▶ Stored data

(begin)

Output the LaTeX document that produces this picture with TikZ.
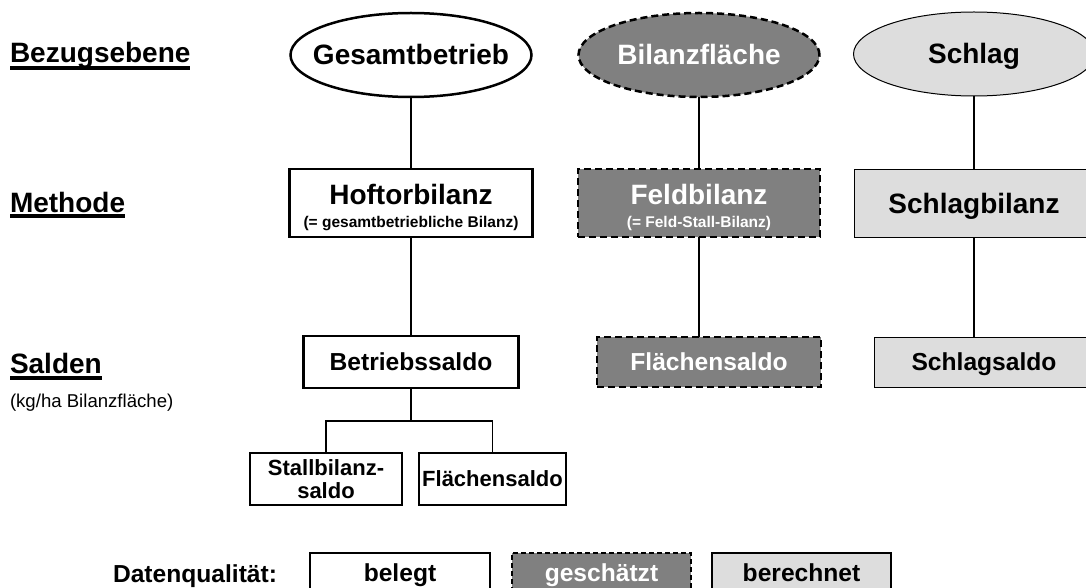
\documentclass[tikz,border=0pt]{standalone}
\usepackage{fontspec}
\setmainfont{Liberation Sans}
\usetikzlibrary{shapes.geometric}
\definecolor{darkfill}{HTML}{808080}
\definecolor{lightfill}{HTML}{DDDDDD}
\begin{document}
\begin{tikzpicture}[x=1pt,y=-1pt,
  every node/.style={inner sep=0pt,outer sep=0pt,font=\bfseries},
  conn/.style={line width=1.2pt},
  solidbox/.style={rectangle,draw,line width=2.8pt,fill=white},
  estbox/.style={rectangle,draw,line width=2.6pt,dash pattern=on 7pt off 4pt,fill=darkfill,text=white},
  calcbox/.style={rectangle,draw,line width=1pt,fill=lightfill},
  oval/.style={ellipse,minimum width=241pt,minimum height=84pt},
  big/.style={font=\bfseries\fontsize{28}{30}\selectfont,text height=20pt,text depth=0pt},
  mid/.style={font=\bfseries\fontsize{24.6}{27}\selectfont,text height=17.6pt,text depth=0pt},
  sml/.style={font=\bfseries\fontsize{22}{24}\selectfont,text height=15.8pt,text depth=0pt},
  twoline/.style={align=center,font=\bfseries\fontsize{15.5}{23}\selectfont},
  twosml/.style={align=center,font=\bfseries\fontsize{22}{23}\selectfont},
  heading/.style={font=\bfseries\fontsize{28}{30}\selectfont,anchor=base west},
  uline/.style={line width=3.5pt},
]
\useasboundingbox (0,0) rectangle (1086,588);
\fill[white] (0,0) rectangle (1086,588);

% left headings
\node[heading] (bez) at (10,63) {Bezugsebene};
\draw[uline] ([yshift=-5pt]bez.base west) -- ([yshift=-5pt]bez.base east);
\node[heading] (met) at (10,212) {Methode};
\draw[uline] ([yshift=-4pt]met.base west) -- ([yshift=-4pt]met.base east);
\node[heading] (sal) at (10,373) {Salden};
\draw[uline] ([yshift=-5pt]sal.base west) -- ([yshift=-5pt]sal.base east);
\node[anchor=base west,font=\fontsize{18.6}{20}\selectfont] (kgha) at (10,407) {(kg/ha Bilanzfläche)};

% row 1: ellipses
\node[oval,draw,line width=2.5pt,fill=white,big] (ges) at (411,55) {\makebox[0pt]{Gesamtbetrieb}};
\node[oval,draw,line width=2.5pt,dash pattern=on 7pt off 4pt,fill=darkfill,text=white,big] (bil) at (699,55) {\makebox[0pt]{Bilanzfläche}};
\node[oval,draw,line width=1pt,fill=lightfill,big] (sch) at (974,54) {\makebox[0pt]{Schlag}};

% row 2: methods
\node[solidbox,minimum width=243pt,minimum height=68pt,twoline] (hof) at (411,203)
  {\rule{0pt}{28.5pt}{\fontsize{28}{30}\selectfont Hoftorbilanz}\\(= gesamtbetriebliche Bilanz)};
\node[estbox,minimum width=242pt,minimum height=68pt,twoline] (feld) at (699,203)
  {\rule{0pt}{28.5pt}{\fontsize{28}{30}\selectfont Feldbilanz}\\(= Feld-Stall-Bilanz)};
\node[calcbox,minimum width=240pt,minimum height=67pt,big] (schb) at (974,203.5) {Schlagbilanz};

% row 3: balances
\node[solidbox,minimum width=215pt,minimum height=52pt,mid] (betr) at (411,362) {Betriebssaldo};
\node[estbox,minimum width=224pt,minimum height=50pt,mid] (flae) at (709,362) {Flächensaldo};
\node[calcbox,minimum width=220pt,minimum height=50pt,mid] (schs) at (984,362) {Schlagsaldo};

% row 4: sub balances
\node[solidbox,minimum width=152pt,minimum height=52pt,twosml] (stall) at (326,479)
  {Stallbilanz-\\saldo};
\node[solidbox,minimum width=147pt,minimum height=52pt,sml] (flae2) at (492.5,479) {Flächensaldo};

% connectors
\draw[conn] (ges.south) -- (hof.north);
\draw[conn] (hof.south) -- (betr.north);
\draw[conn] (bil.south) -- (feld.north);
\draw[conn] (feld.south) -- (feld.south |- flae.north);
\draw[conn] (sch.south) -- (schb.north);
\draw[conn] (schb.south) -- (schb.south |- schs.north);
\coordinate (br) at (411,421);
\draw[conn] (betr.south) -- (br);
\draw[conn] (stall.north) |- (br) -| (flae2.north);

% legend
\node[font=\bfseries\fontsize{24.6}{27}\selectfont,anchor=base west] (dq) at (113,582) {Datenqualität:};
\node[solidbox,line width=2.4pt,minimum width=180pt,minimum height=40pt,mid] (leg1) at (400,573) {belegt};
\node[estbox,line width=2pt,dash pattern=on 5pt off 3pt,minimum width=179pt,minimum height=40pt,mid] (leg2) at (601.5,573) {geschätzt};
\node[calcbox,line width=2pt,minimum width=179pt,minimum height=40pt,mid] (leg3) at (801.5,573) {berechnet};
\end{tikzpicture}
\end{document}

(end)

▶ What the task requires
Give the data above again in full and unchanged, skipping the pictures.

▶ Result of the exercise
Output the LaTeX document that produces this picture with TikZ.
\documentclass[tikz,border=0pt]{standalone}
\usepackage{fontspec}
\setmainfont{Liberation Sans}
\usetikzlibrary{shapes.geometric}
\definecolor{darkfill}{HTML}{808080}
\definecolor{lightfill}{HTML}{DDDDDD}
\begin{document}
\begin{tikzpicture}[x=1pt,y=-1pt,
  every node/.style={inner sep=0pt,outer sep=0pt,font=\bfseries},
  conn/.style={line width=1.2pt},
  solidbox/.style={rectangle,draw,line width=2.8pt,fill=white},
  estbox/.style={rectangle,draw,line width=2.6pt,dash pattern=on 7pt off 4pt,fill=darkfill,text=white},
  calcbox/.style={rectangle,draw,line width=1pt,fill=lightfill},
  oval/.style={ellipse,minimum width=241pt,minimum height=84pt},
  big/.style={font=\bfseries\fontsize{28}{30}\selectfont,text height=20pt,text depth=0pt},
  mid/.style={font=\bfseries\fontsize{24.6}{27}\selectfont,text height=17.6pt,text depth=0pt},
  sml/.style={font=\bfseries\fontsize{22}{24}\selectfont,text height=15.8pt,text depth=0pt},
  twoline/.style={align=center,font=\bfseries\fontsize{15.5}{23}\selectfont},
  twosml/.style={align=center,font=\bfseries\fontsize{22}{23}\selectfont},
  heading/.style={font=\bfseries\fontsize{28}{30}\selectfont,anchor=base west},
  uline/.style={line width=3.5pt},
]
\useasboundingbox (0,0) rectangle (1086,588);
\fill[white] (0,0) rectangle (1086,588);

% left headings
\node[heading] (bez) at (10,63) {Bezugsebene};
\draw[uline] ([yshift=-5pt]bez.base west) -- ([yshift=-5pt]bez.base east);
\node[heading] (met) at (10,212) {Methode};
\draw[uline] ([yshift=-4pt]met.base west) -- ([yshift=-4pt]met.base east);
\node[heading] (sal) at (10,373) {Salden};
\draw[uline] ([yshift=-5pt]sal.base west) -- ([yshift=-5pt]sal.base east);
\node[anchor=base west,font=\fontsize{18.6}{20}\selectfont] (kgha) at (10,407) {(kg/ha Bilanzfläche)};

% row 1: ellipses
\node[oval,draw,line width=2.5pt,fill=white,big] (ges) at (411,55) {\makebox[0pt]{Gesamtbetrieb}};
\node[oval,draw,line width=2.5pt,dash pattern=on 7pt off 4pt,fill=darkfill,text=white,big] (bil) at (699,55) {\makebox[0pt]{Bilanzfläche}};
\node[oval,draw,line width=1pt,fill=lightfill,big] (sch) at (974,54) {\makebox[0pt]{Schlag}};

% row 2: methods
\node[solidbox,minimum width=243pt,minimum height=68pt,twoline] (hof) at (411,203)
  {\rule{0pt}{28.5pt}{\fontsize{28}{30}\selectfont Hoftorbilanz}\\(= gesamtbetriebliche Bilanz)};
\node[estbox,minimum width=242pt,minimum height=68pt,twoline] (feld) at (699,203)
  {\rule{0pt}{28.5pt}{\fontsize{28}{30}\selectfont Feldbilanz}\\(= Feld-Stall-Bilanz)};
\node[calcbox,minimum width=240pt,minimum height=67pt,big] (schb) at (974,203.5) {Schlagbilanz};

% row 3: balances
\node[solidbox,minimum width=215pt,minimum height=52pt,mid] (betr) at (411,362) {Betriebssaldo};
\node[estbox,minimum width=224pt,minimum height=50pt,mid] (flae) at (709,362) {Flächensaldo};
\node[calcbox,minimum width=220pt,minimum height=50pt,mid] (schs) at (984,362) {Schlagsaldo};

% row 4: sub balances
\node[solidbox,minimum width=152pt,minimum height=52pt,twosml] (stall) at (326,479)
  {Stallbilanz-\\saldo};
\node[solidbox,minimum width=147pt,minimum height=52pt,sml] (flae2) at (492.5,479) {Flächensaldo};

% connectors
\draw[conn] (ges.south) -- (hof.north);
\draw[conn] (hof.south) -- (betr.north);
\draw[conn] (bil.south) -- (feld.north);
\draw[conn] (feld.south) -- (feld.south |- flae.north);
\draw[conn] (sch.south) -- (schb.north);
\draw[conn] (schb.south) -- (schb.south |- schs.north);
\coordinate (br) at (411,421);
\draw[conn] (betr.south) -- (br);
\draw[conn] (stall.north) |- (br) -| (flae2.north);

% legend
\node[font=\bfseries\fontsize{24.6}{27}\selectfont,anchor=base west] (dq) at (113,582) {Datenqualität:};
\node[solidbox,line width=2.4pt,minimum width=180pt,minimum height=40pt,mid] (leg1) at (400,573) {belegt};
\node[estbox,line width=2pt,dash pattern=on 5pt off 3pt,minimum width=179pt,minimum height=40pt,mid] (leg2) at (601.5,573) {geschätzt};
\node[calcbox,line width=2pt,minimum width=179pt,minimum height=40pt,mid] (leg3) at (801.5,573) {berechnet};
\end{tikzpicture}
\end{document}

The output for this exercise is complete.